Historians R Us

This blog is the property of the AP US History class at Pope John XXIII High School in Everett, MA, USA. Here students explore current events in America, while seeking to understand the historical roots of those events. At the same time, students are able to carry on classroom discussions in the cyber world.

Saturday, November 24, 2007

Court Splits Abortion and Fetus Murder

On Nov 22 Austin Texas

Laws in Texas allow the killing of a fetus to be prosecuted as murder, but the laws do not apply to abortion. The Court of Criminal Appeals rejected an appeal by Terence Lawrence, who said that his right to due process was violated when he was prosecuted for two murders in the killings of a woman and her 4- to 6-week-old fetus.
The court ruled that state laws declaring a fetus as an individual with protections does not conflict with the United States Supreme Court’s ruling in Roe vs. Wade that women have a constitutional right to abortion. The court said, “The Supreme Court has emphasized that states may protect human life not only once the fetus has reached viability but ‘from the outset of the pregnancy'”. Mr. Lawrence was convicted of capital murder, and he was given life in prison in 2004 for the shooting of his girlfriend and the couple’s unborn child. His appeal argued that he should not have been prosecuted for the death of the fetus, but the Texas court said abortion was based on the premise that a woman wants the procedure to be done.
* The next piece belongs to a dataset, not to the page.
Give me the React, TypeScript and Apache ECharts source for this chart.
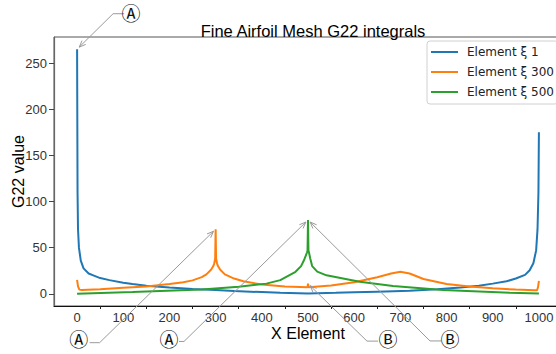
import React, { useEffect, useRef } from "react";
import * as echarts from "echarts";

// Element ξ 1 — singular at both ends of the airfoil mesh
const elem1X = [0, 1, 2, 4, 8, 14, 25, 35, 50, 70, 100, 120, 150, 200, 250, 300, 340, 400, 440, 500, 560, 600, 650, 720, 780, 830, 870, 900, 930, 950, 970, 980, 988, 994, 997, 999, 1000];
const elem1Y = [265, 110, 70, 50, 36, 27.5, 22, 20, 17, 14.8, 12, 10.5, 8.8, 6.8, 5.1, 4, 2.9, 1.8, 1.1, 0.3, 1, 1.6, 2.3, 3.2, 4.8, 6.9, 8.8, 11, 13.5, 16.5, 20.5, 25.5, 33, 47, 70, 110, 175];

// Element ξ 300 — spike at 300, small kink at 500, bump near 700
const elem300X = [0, 2, 5, 10, 50, 100, 150, 200, 230, 250, 270, 280, 290, 295, 297, 299, 300, 301, 303, 305, 310, 320, 340, 360, 400, 450, 499, 500, 501, 550, 600, 650, 680, 700, 720, 750, 800, 850, 900, 950, 990, 996, 998, 1000];
const elem300Y = [15, 8, 4.5, 4, 4.8, 6.5, 8, 10.5, 12.5, 14.5, 18, 21, 26, 30, 33, 38, 70, 38, 33, 30, 26, 21, 16.5, 13.5, 10, 8, 7.2, 11, 7.2, 9, 12.5, 18, 22, 23.8, 22, 16, 10.5, 8, 6, 4.5, 3.8, 3.8, 7, 14];

// Element ξ 500 — spike at mid-chord
const elem500X = [0, 120, 270, 350, 410, 440, 473, 485, 491, 495, 498, 499, 500, 501, 502, 505, 509, 520, 540, 612, 684, 792, 937, 1000];
const elem500Y = [0, 1.8, 4.7, 7.5, 11, 14.8, 23.8, 30, 36, 41, 45, 47, 80, 47, 45, 38, 30, 24, 20, 13, 8.3, 4, 1.1, 0.3];

const seriesNames = ["Element ξ 1", "Element ξ 300", "Element ξ 500"];
const seriesColors = ["#1f77b4", "#ff7f0e", "#2ca02c"];

const xTickLabels = [0, 100, 200, 300, 400, 500, 600, 700, 800, 900, 1000];
const xMinorTicks = [50, 150, 250, 350, 450, 550, 650, 750, 850, 950];
const yTickLabels = [0, 50, 100, 150, 200, 250];

const pairs = (xs: number[], ys: number[]) => xs.map((x, i) => [x, ys[i]]);

const SANS = "'Liberation Sans', Arial, sans-serif";
const CIRCLED = "'DejaVu Sans', 'Noto Sans CJK JP', sans-serif";
const ARROW = "#9a9a9a";

export default function App() {
  const ref = useRef<HTMLDivElement>(null);

  useEffect(() => {
    if (!ref.current) return;
    const chart = echarts.init(ref.current, null, { renderer: "svg" });

    const option: any = {
      animation: false,
      backgroundColor: "#ffffff",
      title: {
        text: "Fine Airfoil Mesh G22 integrals",
        left: 308,
        textAlign: "center",
        top: 17,
        textStyle: { fontFamily: SANS, fontSize: 16.5, fontWeight: "normal", color: "#000" },
      },
      grid: {
        left: 54,
        top: 37,
        width: 508,
        height: 269,
        containLabel: false,
        outerBoundsMode: "none",
        show: true,
        borderColor: "#555",
        borderWidth: 1,
        backgroundColor: "transparent",
      },
      legend: {
        orient: "vertical",
        left: 427,
        top: 41,
        icon: "rect",
        itemWidth: 27,
        itemHeight: 2,
        itemGap: 6,
        padding: [4, 4, 5, 4],
        borderColor: "#d0d0d0",
        borderWidth: 1,
        borderRadius: 3,
        backgroundColor: "#ffffff",
        textStyle: { fontFamily: "'DejaVu Sans', sans-serif", fontSize: 12, color: "#222", lineHeight: 14, padding: [0, 0, 0, 4] },
        data: seriesNames,
      },
      xAxis: [
        {
          type: "value",
          min: -50,
          max: 1050,
          name: "X Element",
          nameLocation: "middle",
          nameGap: 19,
          nameMoveOverlap: false,
          nameTextStyle: { fontFamily: SANS, fontSize: 16, color: "#000" },
          axisLine: { show: true, onZero: false, lineStyle: { color: "#111", width: 1.2 } },
          axisTick: { show: true, customValues: xMinorTicks, length: 3, lineStyle: { color: "#222" } },
          axisLabel: {
            customValues: xTickLabels,
            margin: 5,
            fontFamily: SANS,
            fontSize: 13,
            color: "#333",
            formatter: (v: number) => String(v),
          },
          splitLine: { show: false },
        },
      ],
      yAxis: {
        type: "value",
        min: -13.25,
        max: 278.25,
        name: "G22 value",
        nameLocation: "middle",
        nameGap: 28,
        nameMoveOverlap: false,
        nameTextStyle: { fontFamily: SANS, fontSize: 16, color: "#000" },
        axisLine: { show: true, onZero: false, lineStyle: { color: "#666", width: 1.2 } },
        axisTick: { show: true, customValues: yTickLabels, length: 5, lineStyle: { color: "#444" } },
        axisLabel: {
          customValues: yTickLabels,
          margin: 7,
          fontFamily: SANS,
          fontSize: 13,
          color: "#333",
          formatter: (v: number) => String(v),
        },
        splitLine: { show: false },
      },
      series: [
        [elem1X, elem1Y],
        [elem300X, elem300Y],
        [elem500X, elem500Y],
      ].map(([xs, ys], i) => ({
        name: seriesNames[i],
        type: "line",
        data: pairs(xs, ys),
        showSymbol: false,
        color: seriesColors[i],
        lineStyle: { width: 2, color: seriesColors[i] },
        clip: true,
      })),
    };
    chart.setOption(option);

    // Callouts: circled letter, short horizontal leader, then an arrow to the data point
    const callouts = [
      { label: "Ⓐ", target: [elem1X[0], elem1Y[0]], dx: 54, dy: -35, lead: -7, elbow: -18, ly: -0.5 },
      { label: "Ⓐ", target: [300, elem300Y[elem300X.indexOf(300)]], dx: -137, dy: 111, lead: 11, elbow: 21, ly: 2.5 },
      { label: "Ⓐ", target: [500, elem500Y[elem500X.indexOf(500)]], dx: -139, dy: 120, lead: 10, elbow: 15, ly: 1.5 },
      { label: "Ⓑ", target: [500, elem300Y[elem300X.indexOf(500)]], dx: 80, dy: 56.5, lead: -10, elbow: -21, ly: 1 },
      { label: "Ⓑ", target: [500, elem500Y[elem500X.indexOf(500)]], dx: 142, dy: 120, lead: -9, elbow: -20, ly: 1 },
    ];

    const graphics: any[] = [];
    callouts.forEach((c) => {
      const [px, py] = chart.convertToPixel({ xAxisIndex: 0, yAxisIndex: 0 }, c.target) as number[];
      const tx = px + c.dx;
      const ty = py + c.dy;
      const sx = tx + c.lead;
      const ex = tx + c.elbow;
      const ly = ty + c.ly;
      // tip stops a little short of the point
      const vx = px - ex;
      const vy = py - ly;
      const len = Math.hypot(vx, vy);
      const ux = vx / len;
      const uy = vy / len;
      const tipX = px - ux * 3;
      const tipY = py - uy * 3;
      const head = 7;
      const ang = (22 * Math.PI) / 180;
      const rot = (a: number) => [
        tipX - head * (ux * Math.cos(a) - uy * Math.sin(a)),
        tipY - head * (uy * Math.cos(a) + ux * Math.sin(a)),
      ];
      graphics.push({
        type: "polyline",
        silent: true,
        shape: { points: [[sx, ly], [ex, ly], [tipX, tipY]] },
        style: { stroke: ARROW, lineWidth: 1, fill: null },
        z: 10,
      });
      graphics.push({
        type: "polyline",
        silent: true,
        shape: { points: [rot(ang), [tipX, tipY], rot(-ang)] },
        style: { stroke: ARROW, lineWidth: 1, fill: null },
        z: 10,
      });
      graphics.push({
        type: "text",
        silent: true,
        x: tx,
        y: ty,
        style: {
          text: c.label,
          fontFamily: CIRCLED,
          fontSize: 19,
          fill: "#111",
          align: "center",
          verticalAlign: "middle",
        },
        z: 11,
      });
    });
    chart.setOption({ graphic: graphics });

    return () => chart.dispose();
  }, []);

  return (
    <div
      ref={ref}
      style={{ position: "fixed", left: 0, top: 0, width: 556, height: 354, background: "#fff" }}
    />
  );
}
In 1973 Roe v. Wade was a United States Supreme Court case that resulted in a decision that abortion was not illegal. Most laws against abortion in the United States violated a constitutional right to privacy under the Fourteenth Amendment. This is one of the most controversial and politically significant cases in U.S. Supreme Court history up to date. The decision is that abortion are permissible for any reason a woman chooses only up until the point at which the fetus becomes ‘viable’. (I'm against abortion by the way.)